Le Diable au corps

S’il est un titre qui attise l’imagination et appelle au tumulte des sens, c’est bien celui de Raymond Radiguet, Le Diable au corps. Je vois déjà les yeux qui frisent… Les commémorations de la Première Guerre mondiale m’ont donné envie de découvrir ce roman dont la parution, en 1923, a fait scandale à bien des titres : une histoire charnelle, d’adultère, entre un garçon tout jeune – quinze ans – et une femme presque aussi jeune que lui, et surtout, presque sans remord, mariée à un soldat combattant sur le front… Le tout inspiré d’une aventure réellement vécue par l’auteur, qui s’est quand même vieilli d’un an dans sa fiction – lui n’avait que 14 ans au moment des faits !

Trop jeune pour être mobilisé, le narrateur a l’honnêteté de reconnaître qu’il vit comme « quatre ans de grandes vacances » ces années 1914-1918. Alors que les valeureux poilus sont sur le front, ces années sont pour lui celles des émois et des premiers ébats, de surcroît avec la femme d’un héros national, entre deux permissions du mari gêneur.

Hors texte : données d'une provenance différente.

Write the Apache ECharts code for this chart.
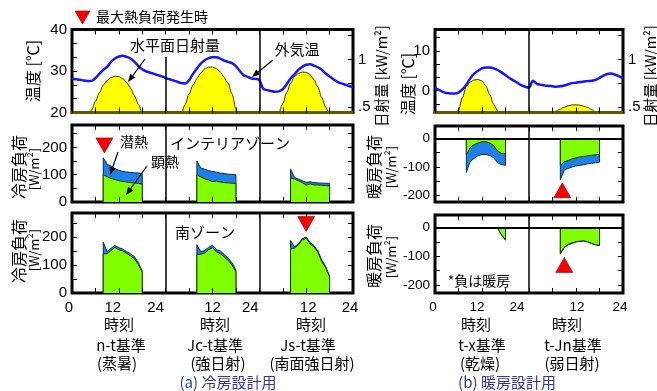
<!DOCTYPE html>
<html><head><meta charset="utf-8">
<script src="https://cdn.jsdelivr.net/npm/echarts@6/dist/echarts.min.js"></script>
<style>html,body{margin:0;padding:0;background:#fff}#c{width:657px;height:391px}</style>
</head><body><div id="c"></div>
<script>
// ---------------- data ----------------
// Summer (cooling) design days: hourly outdoor temperature (deg C), hours 0..72
const summerTemp = [28.2,28.0,27.9,27.7,27.6,27.6,28.3,29.3,30.3,31.0,32.2,33.0,33.5,33.7,33.4,33.0,32.2,31.2,30.4,29.9,29.6,29.3,29.0,28.7,
  28.3,28.0,27.7,27.4,27.1,27.0,27.8,29.3,30.6,31.8,32.6,33.1,33.3,33.3,33.0,32.5,32.2,31.9,31.2,30.0,29.0,28.6,28.2,28.1,
  27.8,25.7,25.4,25.2,25.0,25.1,25.6,26.8,28.2,29.2,30.3,31.0,31.5,31.6,31.3,30.9,30.3,29.4,28.7,28.0,27.4,27.0,26.7,26.4,26.1];
// Summer horizontal solar radiation (kW/m2), hours 0..72
const summerSolar = [0,0,0,0,0.40,0.47,0.56,0.65,0.73,0.78,0.81,0.825,0.82,0.80,0.76,0.70,0.62,0.53,0.44,0,0,0,0,0,
  0,0,0,0,0.43,0.53,0.64,0.73,0.80,0.86,0.90,0.92,0.92,0.905,0.87,0.81,0.75,0.64,0.48,0,0,0,0,0,
  0,0,0,0,0,0.44,0.54,0.65,0.75,0.82,0.855,0.868,0.865,0.84,0.79,0.71,0.60,0.50,0.42,0,0,0,0,0,0];
// Winter (heating) design days, hours 0..48
const winterTemp = [0.6,0.2,-0.3,-0.6,-0.7,-0.7,-0.5,0.3,1.5,3.1,4.3,5.0,5.6,5.8,5.8,5.6,5.2,4.6,3.9,3.2,2.6,2.0,1.4,1.0,
  0.8,2.5,1.7,1.5,1.3,1.2,1.1,1.0,1.1,1.3,1.6,1.9,2.0,2.2,2.3,2.4,2.5,2.7,3.2,3.8,4.2,4.3,4.0,3.6,3.1];
const winterSolar = [0,0,0,0,0,0.41,0.47,0.60,0.72,0.765,0.785,0.79,0.775,0.72,0.63,0.53,0.46,0.40,0,0,0,0,0,0,
  0,0,0,0,0,0,0.44,0.46,0.48,0.50,0.515,0.523,0.525,0.52,0.51,0.495,0.475,0.45,0.43,0,0,0,0,0,0];

// Loads (W/m2) during operating hours 8..18 for each design day
const loadHours = [8,9,10,11,12,13,14,15,16,17,18];
// cooling, interior zone  (days: n-t, Jc-t, Js-t)
const coolInteriorSensible = [[100,93,86,82,78,75,73,71,70,68,66],[100,92,85,80,75,76,73,71,70,69,68],[88,84,78,71,62,66,63,62,61,60,59]];
const coolInteriorLatent   = [[62,45,46,40,38,37,37,37,37,38,39],[50,33,35,35,37,33,33,33,32,32,32],[33,6,6,7,10,8,8,8,8,9,9]];
// cooling, south zone
const coolSouthSensible = [[140,140,152,163,155,150,142,133,123,102,74],[138,138,144,155,162,147,140,130,116,100,76],[158,160,172,190,196,175,165,146,112,90,57]];
const coolSouthLatent   = [[42,8,8,7,7,7,6,7,7,6,4],[35,9,8,8,9,8,10,8,8,8,6],[30,5,4,4,4,5,5,4,6,4,5]];
// heating (negative), interior zone (days: t-x, t-Jn)
const heatInteriorSensible = [[-58,-32,-22,-16,-12,-12,-16,-26,-45,-53,-54],[-94,-82,-77,-72,-68,-65,-63,-61,-59,-57,-56]];
const heatInteriorLatent   = [[-61,-48,-48,-44,-44,-44,-44,-42,-40,-39,-40],[-52,-28,-28,-28,-28,-29,-29,-28,-28,-28,-27]];
// heating, south zone
const heatSouthSensible = [[0,0,0,0,0,0,0,0,-3,-25,-43],[-90,-68,-58,-53,-49,-47,-46,-49,-55,-59,-62]];
const heatSouthLatent   = [[0,0,0,0,0,0,0,0,0,-1,-1],[-2,-2,-2,-2,-1,-1,-1,-1,-1,-1,-1]];
// peak-load markers [hour, W/m2]
const coolInteriorPeak = [[8.3, 207]];
const coolSouthPeak = [[60, 247]];
const heatInteriorPeak = [[32.5, -181]];
const heatSouthPeak = [[33, -130]];

// tick labels
const tempTicksSummer = [20,30,40];
const tempTicksWinter = [0,10];
const solarTicks = [0.5,1];
const coolTicks = [0,100,200];
const heatTicks = [-200,-100,0];

// ---------------- styling ----------------
const FONT = '"Liberation Sans", Arial, sans-serif';
const JP = '"Noto Sans CJK JP", "Noto Sans", sans-serif';
const BLUE_AREA = '#1f80e8', GREEN_AREA = '#80ff00', YELLOW = '#ffff00';
const grids = [
  {left:72, top:29.5, width:281, height:83},
  {left:72, top:125, width:281, height:77},
  {left:72, top:213, width:281, height:80},
  {left:435, top:29.5, width:188, height:83},
  {left:435, top:126, width:188, height:76},
  {left:435, top:215, width:188, height:78}
];
const leftShift = {0:-3,12:-6,24:-10,36:0,48:-9,60:2,72:-3};
const rightShift = {0:-2,12:-5,24:-12,36:1,48:-3};

function xLabelCfg(shift, size){
  const rich = {};
  Object.keys(shift).forEach(k => {
    const s = shift[k];
    rich['p'+k] = {fontSize:size, fontFamily:FONT, color:'#000', padding: s<0 ? [0,-2*s,0,0] : [0,0,0,2*s]};
  });
  return {show:true, margin:7, fontSize:size, fontFamily:FONT, color:'#000', rich,
    formatter: v => { if (v % 12 !== 0) return ''; const t = v===0 ? '0' : (v%24===0 ? '24' : '12'); return '{p'+v+'|'+t+'}'; }};
}

const option = {animation:false, grid:[], xAxis:[], yAxis:[], series:[], graphic:[]};
grids.forEach((g,gi) => {
  option.grid.push(Object.assign({show:true, borderColor:'#000', borderWidth:3, backgroundColor:'transparent', containLabel:false, outerBoundsMode:'none'}, g));
  const isRight = gi >= 3, isBottom = gi===2 || gi===5, isTop = gi===0 || gi===3;
  const max = isRight ? 48 : 72;
  option.xAxis.push({gridIndex:gi, type:'value', min:0, max, interval:6, position:'bottom', z:5,
    axisLine:{show:isTop, onZero:false, lineStyle:{color:'#5a5a00', width:3}},
    axisTick:{show:true, inside:true, length:5, lineStyle:{color:'#000', width:1}},
    axisLabel: isBottom ? xLabelCfg(isRight ? rightShift : leftShift, isRight ? 13.5 : 15) : {show:false},
    splitLine:{show:false}});
  option.xAxis.push({gridIndex:gi, type:'value', min:0, max, interval:6, position:'top',
    axisLine:{show:false, onZero:false}, axisTick:{show:true, inside:true, length:5, lineStyle:{color:'#000', width:1}},
    axisLabel:{show:false}, splitLine:{show:false}});
});

function yAx(gi, pos, min, max, labels, ticks, size, fmt){
  return {gridIndex:gi, type:'value', position:pos, min, max,
    axisLine:{show:false, onZero:false},
    axisTick:{show:true, inside:true, length:5, customValues:ticks, lineStyle:{color:'#000', width:1}},
    axisLabel: labels ? {show:true, customValues:labels, fontSize:size, fontFamily:FONT, color:'#000', margin:5, formatter: fmt || (v => String(v))} : {show:false},
    splitLine:{show:false}};
}
const solarFmt = v => v === 1 ? '1' : '.5';
const tTicksS = [20,23.33,26.67,30,33.33,36.67,40];
const tTicksW = [-3.33,0,3.33,6.67,10,13.33];
const sTicks = [0.5,0.75,1,1.25];
const cTicks = [50,100,150,200,250];
const hTicks = [-200,-150,-100,-50,0];
option.yAxis.push(yAx(0,'left',20,40,tempTicksSummer,tTicksS,15));
option.yAxis.push(yAx(0,'right',0.444,1.314,solarTicks,sTicks,15,solarFmt));
option.yAxis.push(yAx(1,'left',0,282,coolTicks,cTicks,15));
option.yAxis.push(yAx(1,'right',0,282,null,cTicks));
option.yAxis.push(yAx(2,'left',0,286,coolTicks,cTicks,15));
option.yAxis.push(yAx(2,'right',0,286,null,cTicks));
option.yAxis.push(yAx(3,'left',-5.5,15.4,tempTicksWinter,tTicksW,15));
option.yAxis.push(yAx(3,'right',0.444,1.314,solarTicks,sTicks,15,solarFmt));
option.yAxis.push(yAx(4,'left',-222,43,heatTicks,hTicks,13.5));
option.yAxis.push(yAx(4,'right',-222,43,null,hTicks));
option.yAxis.push(yAx(5,'left',-228,44,heatTicks,hTicks,13.5));
option.yAxis.push(yAx(5,'right',-228,44,null,hTicks));

// ---------------- series ----------------
const divStyle = {color:'#000', width:1.5, type:'solid'};
function hourly(arr){ return arr.map((v,i) => [i, v]); }
function solarSeries(gi, arr){
  return {type:'line', xAxisIndex:2*gi, yAxisIndex:2*gi+1, data:hourly(arr), symbol:'none', smooth:0.3, smoothMonotone:'x',
    lineStyle:{color:'#3a3a00', width:1}, areaStyle:{color:YELLOW, opacity:1, origin:'start'}, z:2};
}
function tempSeries(gi, arr, marks){
  return {type:'line', xAxisIndex:2*gi, yAxisIndex:2*gi, data:hourly(arr), symbol:'none', smooth:0.3,
    lineStyle:{color:'#1414ff', width:2.5}, z:4,
    markLine:{silent:true, symbol:'none', label:{show:false}, lineStyle:divStyle, data:marks}};
}
function dayData(day, vals){
  const off = 24*day;
  return [[off+loadHours[0], 0]].concat(loadHours.map((h,i) => [off+h, vals[i]])).concat([[off+loadHours[loadHours.length-1], 0]]);
}
function loadSeries(gi, sens, lat){
  const out = [];
  sens.forEach((s, d) => {
    const tot = s.map((v,i) => v + lat[d][i]);
    out.push({type:'line', xAxisIndex:2*gi, yAxisIndex:2*gi, data:dayData(d, tot), symbol:'none',
      lineStyle:{color:'#0b2a55', width:1}, areaStyle:{color:BLUE_AREA, opacity:1}, z:2});
    out.push({type:'line', xAxisIndex:2*gi, yAxisIndex:2*gi, data:dayData(d, s), symbol:'none',
      lineStyle:{color:'#1d3a00', width:1}, areaStyle:{color:GREEN_AREA, opacity:1}, z:3});
  });
  return out;
}
function guideSeries(gi, marks){
  return {type:'line', xAxisIndex:2*gi, yAxisIndex:2*gi, data:[], symbol:'none', z:4,
    markLine:{silent:true, symbol:'none', label:{show:false}, lineStyle:divStyle, data:marks}};
}
function peakSeries(gi, pts, down){
  return {type:'scatter', xAxisIndex:2*gi, yAxisIndex:2*gi, data:pts, symbol:'triangle', symbolSize:[17,15],
    symbolRotate: down ? 180 : 0, itemStyle:{color:'#ff0000', borderColor:'#6a0000', borderWidth:0.6, opacity:1}, z:6};
}

option.series.push(solarSeries(0, summerSolar));
option.series.push(tempSeries(0, summerTemp, [[{coord:[24,20]},{coord:[24,33.4]}],[{coord:[48,20]},{coord:[48,40]}]]));
option.series.push(...loadSeries(1, coolInteriorSensible, coolInteriorLatent));
option.series.push(guideSeries(1, [{xAxis:24},{xAxis:48}]));
option.series.push(peakSeries(1, coolInteriorPeak, true));
option.series.push(...loadSeries(2, coolSouthSensible, coolSouthLatent));
option.series.push(guideSeries(2, [{xAxis:24},{xAxis:48}]));
option.series.push(peakSeries(2, coolSouthPeak, true));
option.series.push(solarSeries(3, winterSolar));
option.series.push(tempSeries(3, winterTemp, [{xAxis:24}]));
option.series.push(...loadSeries(4, heatInteriorSensible, heatInteriorLatent));
option.series.push(guideSeries(4, [{xAxis:24},{yAxis:0, lineStyle:{color:'#000', width:2}}]));
option.series.push(peakSeries(4, heatInteriorPeak, false));
option.series.push(...loadSeries(5, heatSouthSensible, heatSouthLatent));
option.series.push(guideSeries(5, [{xAxis:24},{yAxis:0, lineStyle:{color:'#000', width:2}}]));
option.series.push(peakSeries(5, heatSouthPeak, false));

// ---------------- annotations & axis titles ----------------
function txt(t, x, y, size, color, rot){
  return {type:'text', x, y, z:100, silent:true, rotation: rot || 0,
    style:{text:t, fontSize:size, fontFamily:JP, fill:color || '#000', align:'center', verticalAlign:'middle'}};
}
function vtxt(t, x, y, size){ return txt(t, x, y, size, '#000', Math.PI/2); }
function arrow(x1,y1,x2,y2){
  const a = Math.atan2(y2-y1, x2-x1), L = 8, W = 3.2;
  const bx = x2 - L*Math.cos(a), by = y2 - L*Math.sin(a);
  const px = -Math.sin(a)*W, py = Math.cos(a)*W;
  return [{type:'line', z:100, silent:true, shape:{x1, y1, x2:bx, y2:by}, style:{stroke:'#000', lineWidth:1.2}},
          {type:'polygon', z:100, silent:true, shape:{points:[[x2,y2],[bx+px,by+py],[bx-px,by-py]]}, style:{fill:'#000'}}];
}
const CAP = '#3434a8';
option.graphic = [
  {type:'polygon', z:100, shape:{points:[[75,11],[90,11],[82.5,24]]}, style:{fill:'#ff0000', stroke:'#6a0000', lineWidth:0.6}},
  txt('最大熱負荷発生時', 152, 17, 14),
  txt('水平面日射量', 175, 45, 15),
  txt('外気温', 297, 49, 15),
  txt('潜熱', 134, 142, 14),
  txt('顕熱', 165, 162, 14),
  txt('インテリアゾーン', 230, 143, 15),
  txt('南ゾーン', 205, 232, 15),
  txt('*負は暖房', 479, 281, 14),
  txt('時刻', 119, 324, 15), txt('時刻', 215, 324, 15), txt('時刻', 311, 324, 15), txt('時刻', 476, 324, 15), txt('時刻', 567, 324, 15),
  txt('n-t基準', 121, 345, 15), txt('Jc-t基準', 215, 345, 15), txt('Js-t基準', 308, 345, 15), txt('t-x基準', 482, 345, 15), txt('t-Jn基準', 573, 345, 15),
  txt('(蒸暑)', 117, 363, 15), txt('(強日射)', 218, 363, 15), txt('(南面強日射)', 312, 363, 15), txt('(乾燥)', 480, 363, 15), txt('(弱日射)', 572, 363, 15),
  txt('(a) 冷房設計用', 228, 382, 15, CAP), txt('(b) 暖房設計用', 507, 382, 15, CAP),
  // axis titles
  vtxt('温度 [℃]', 33, 71, 16),
  vtxt('日射量 [kW/m²]', 381, 76, 14.5),
  vtxt('冷房負荷', 19, 167, 16), vtxt('[W/m²]', 34, 169, 13),
  vtxt('冷房負荷', 19, 251, 16), vtxt('[W/m²]', 34, 250, 13),
  vtxt('温度 [℃]', 408, 84, 16),
  vtxt('日射量 [kW/m²]', 650, 76, 14.5),
  vtxt('暖房負荷', 374, 167, 16), vtxt('[W/m²]', 391, 167, 13),
  vtxt('暖房負荷', 374, 256, 16), vtxt('[W/m²]', 391, 257, 13),
  ...arrow(145,59,128,82),
  ...arrow(273,60,252,77),
  ...arrow(118,152,110,175),
  ...arrow(147,166,126,195)
];

const chart = echarts.init(document.getElementById('c'), null, {renderer:'canvas'});
chart.setOption(option);
</script></body></html>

Mention spéciale pour le passage où les deux amoureux font ensemble les courses destinées à meubler le jeune ménage avant le retour du soldat, le jeune amant choisissant la chambre à coucher du mari avec un mauvais goût malicieux, puis s’en mordant les doigts quand il doit en profiter aussi…

Sa mort prématurée a élevé Radiguet (1903-1923) au rang de jeune prodige de la littérature, certains voyant en lui, au début du XXe siècle, un Rimbaud du roman pour la fulgurance et la maturité de sa plume ainsi que son sens de la formule – qui cultive pourtant un peu trop à mon goût la facilité du paradoxe.

Selon moi, si ce roman a un intérêt pour le lecteur d’aujourd’hui, ce n’est ni pour son style ni pour son thème scabreux – l’extrême jeunesse du « héros » pouvant de nos jours choquer davantage que l’adultère antipatriotique; ce qui m’a touchée, en le lisant, c’est la façon dont un tout jeune homme ose parler de la timidité masculine, de son inconstance, et même, de sa « nature veule », comme il va jusqu’à l’écrire. À tel point que je me suis demandé si ce n’était pas cette franchise, au fond, qui avait le plus gêné les lecteurs masculins des années 1920, et si là n’était pas l’aspect du roman qui conserve aujourd’hui encore le plus fort potentiel de transgression.

Lire un homme qui décrit les faiblesses de son orgueil de mâle, son « ivresse d’homme » qui séduit, mais aussi sa lâcheté, ses hésitations, son égoïsme, la dureté de sa jalousie possessive couplée à ses sautes d’humeur lunatiques, voilà qui sort de l’ordinaire. D’autant plus que l’auteur ne cherche pas vraiment à justifier ces faiblesses par sa jeunesse au moment des faits, ni par quelque tourment adolescent.

La sincérité des sentiments, réciproques, entre les deux amants, est indubitable; elle n’exclut pourtant pas des froideurs subites de la part du jeune homme, comme quand il est bien content de retrouver les draps frais de son lit tranquillement solitaire chez ses parents… ou qu’il commet un écart avec la jeune amie suédoise de son amante, croquée comme une pêche juteuse à l’occasion d’une absence de sa chérie partie voir son mari sur le front (« je désirais Svéa comme un fruit, ce dont une maîtresse ne peut être jalouse »).

DaCL’adaptation cinématographique de Claude Autant-Lara, sortie en 1947, a de nouveau fait scandale, accusée, au sortir de la Seconde Guerre mondiale, de prôner à la fois l’antimilitarisme et l’amoralisme. Elle gomme pourtant, et plus encore avec Gérard Philippe, jeune premier angélique dans le rôle du narrateur, cette description sans concession de la cruelle faiblesse, presque enfantine, qui demeure chez bien des hommes-mâles, même à l’âge adulte, et que Radiguet, du haut de ses 20 ans, nous livre ici magistralement.